The room type matters more than people expect
Not every space needs the same answer. An executive boardroom, a divisible training room, a small focus room, and a multipurpose event space all have different priorities.
For a simple meeting room with a single display and straightforward collaboration needs, either platform can perform very well if the hardware is matched correctly. For larger or more specialized rooms, the design conversation expands to include audio processing, camera strategy, content routing, control system behavior, and support expectations.
That is where a tailored approach matters. A room should be designed around how people actually use it, not around a generic package.
How to decide without overcomplicating it
If your staff works primarily in Microsoft 365, schedules in Outlook, and relies on Teams for daily communication, Teams Rooms is often the cleaner fit. If your meetings regularly include outside guests, mixed organizations, or users who already default to Zoom, Zoom Rooms may offer the smoother front-end experience.
If leadership is split, look at the calendar data. Which platform hosts most of your meetings? Which rooms have the highest support burden today? Where do guest participants struggle most? Those answers are more useful than brand preference.
For many organizations, the right path is a standardized primary platform with carefully selected exceptions. That could mean Teams Rooms across core office spaces and Zoom-enabled specialty rooms for external collaboration, or the reverse. What matters is that the decision is intentional.

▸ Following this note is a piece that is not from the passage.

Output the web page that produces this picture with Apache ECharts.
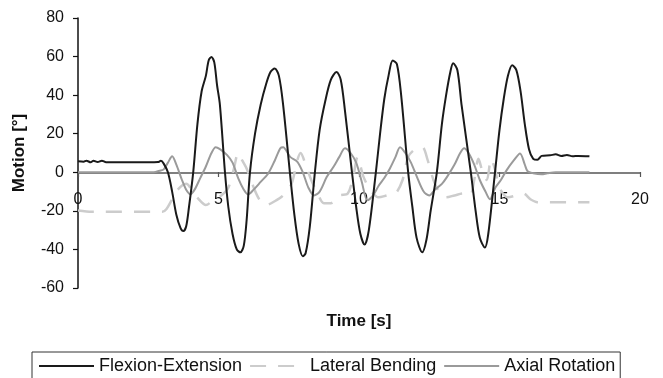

At Khan Design, this is typically where planning makes the biggest difference. The best conferencing rooms are not chosen from a brochure. They are designed around workflow, acoustics, architecture, network conditions, and the expectations of the people using them.
A meeting room should feel easy the moment someone walks in. If choosing between Zoom Rooms and Teams Rooms feels difficult, that usually means the real task is not picking a winner. It is defining the kind of experience your space is supposed to deliver.